Mr. Janicik has primarily served two pro bono clients: the IMD Guest House Foundation, which provides safe and affordable accommodations for friends and families of patients receiving treatment at Chicago area hospitals; and The Better Business Bureau of Chicago and Northern Illinois, which seeks to create and encourage an ethical marketplace by promoting business integrity and performance. In addition to his pro bono efforts, Mr. Janicik donated almost 500 hours to a range of community service organizations in 2011.

Simon Hartley – Located in Mayer Brown’s London office, Litigation & Dispute Resolution senior associate Simon Hartley has devoted hundreds of hours to the successful defense of eviction proceedings brought against the Green Rivers Community Association, a small UK charity that provides activities for children and teenagers located in an economically depressed area of Walsall, West Midlands.

After two years of difficult litigation, followed by settlement negotiations led by Mr. Hartley, a successful settlement was achieved. The charity received a 21-year lease, at a nominal rent. This settlement will allow their valuable work to continue, keep at-risk kids off the streets, and make it possible for them to improve their facilities.

Sarah Reynolds – Since joining the firm in 2005, Chicago Litigation & Dispute Resolution associate Sarah Reynolds has consistently dedicated more than 200—and sometimes more than 300—hours to pro bono each year.

A former peace corps volunteer, Sarah has devoted a significant amount of time to providing pro bono assistance to the International Friends of Belize, an organization committed to improving the education, health and environment of Belizean communities. In addition to her work for Friends of Belize, Ms. Reynolds has been involved in more than a dozen pro bono matters, including two very difficult indigent criminal defense matters where she was involved in both the trial and appeal—including presenting oral arguments before the Illinois Supreme Court.

Pro Bono Lifetime Achievement Award – Adrian Steel

A lawyer with Mayer Brown since 1981, Adrian Steel has been an active member of the firm’s pro bono committee for many years. As co-chair of the committee from 2005 through 2011, Mr. Steel was a driving force for many of the changes that have helped Mayer Brown’s pro bono program develop and adapt as the firm expanded in Europe, Asia and Latin America.

Mr.
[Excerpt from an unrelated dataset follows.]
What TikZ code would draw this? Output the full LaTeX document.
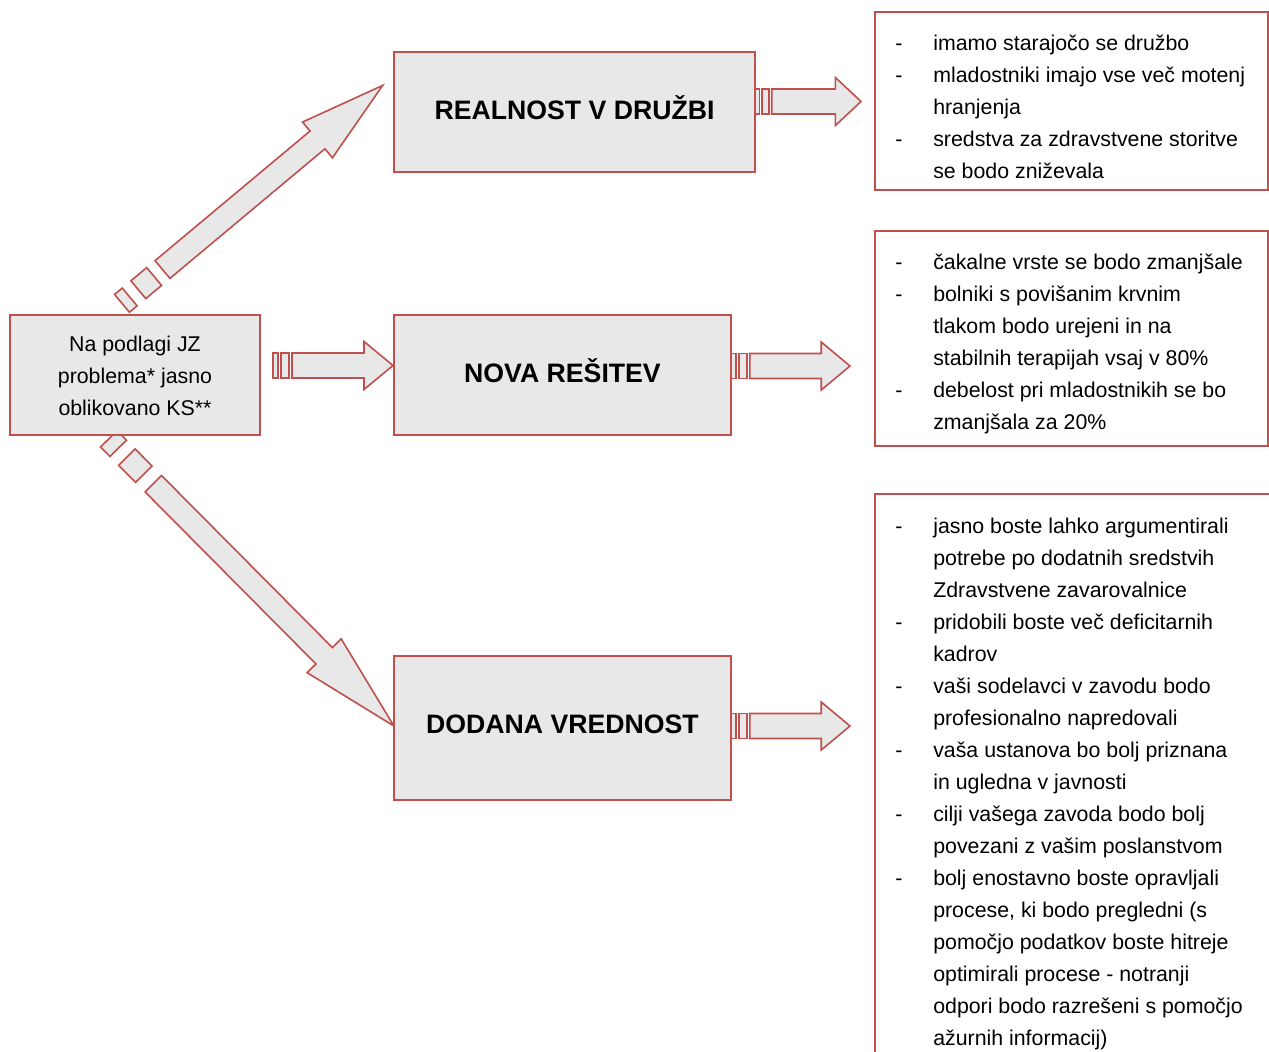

Steel has been a member of the board of directors of Legal Counsel for the Elderly since 1984—serving as Chairman in 1989 and again from 2007 to 2008. In addition, he has been a member of the board of directors of the Ronald McDonald House since 1990—serving as Board President from 1995-1998. Mr. Steel has supervised and worked on numerous other pro bono matters throughout his career, and in 1988, was named the DC Bar’s “Pro Bono Lawyer of the Year.”

Mr. Steel also has spearheaded Mayer Brown’s volunteer efforts at Miriam’s Kitchen, an organization that provides meals and comprehensive case management services to homeless men and women in the District of Columbia.